Even though infinite loops can also cause inconsistency, the compiler won't actually generate an invalid/unsafe program: it will just fail to generate *any* program!
Note that infinite loops *can* cause inconsistency in the presence of optimisations: for example, we can write a partial halting oracle which runs a given program then returns "true"; if the program never halts, we never reach the return statement. However, an optimising compiler may notice that the argument program's return value is never used, and hence optimise-away the call, and cause our oracle to immediately return "true" for everything.
On the other hand, "type : type" says that the 'type of types' is its own type. For example, the type of "5" is "int", the type of "int" is "type" and the type of "type" is "type". This allows self-referential paradoxes, like Russel's paradox (is "the set of sets which don't contain themselves" a member of itself?). This can be mitigated by numbering the types, so "5" has type "int", "int" has type "type0", "type0" has type "type1" and so on.
As for the practicality of this, Idris seems to come closest. Agda and Coq are interesting, but more suited for formal Maths than "real" programming.
I think this is a bit less lobotomized: http://metaes.org/docs-vanillin.html. It uses metacircular evaluator underneath that makes possible to use full language mixed with side effectful templates.
"By contrast, in C I can write *(C ? &var1 : &var2) = 42;."

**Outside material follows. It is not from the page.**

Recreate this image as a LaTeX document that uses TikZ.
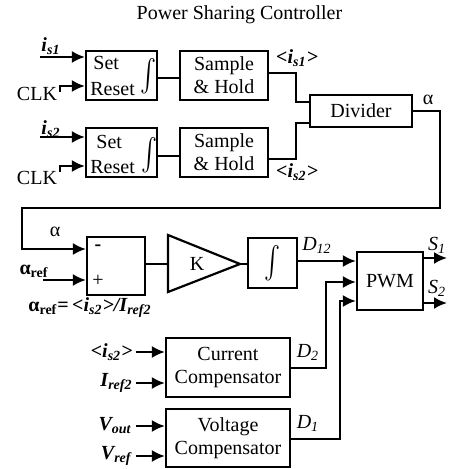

I'm years late, but it's the use of & and * that makes this trick work; else lvalues (I think they're called) are a shadow domain in themselves. One "just" has to create something like pointers using closures; for an adequate definition of, say, a macro `ref` and setter function `value` we could say `(set! (value (if c (ref var1) (ref var2))) 42)`. And arguably, with setter functions, we still need to write setter analogues of any getters. Haskell (and ML family) get away with it as reference boxes are first class values, so := is a normal function and e.g. `(if C then var1 else var2) := 42` works just fine.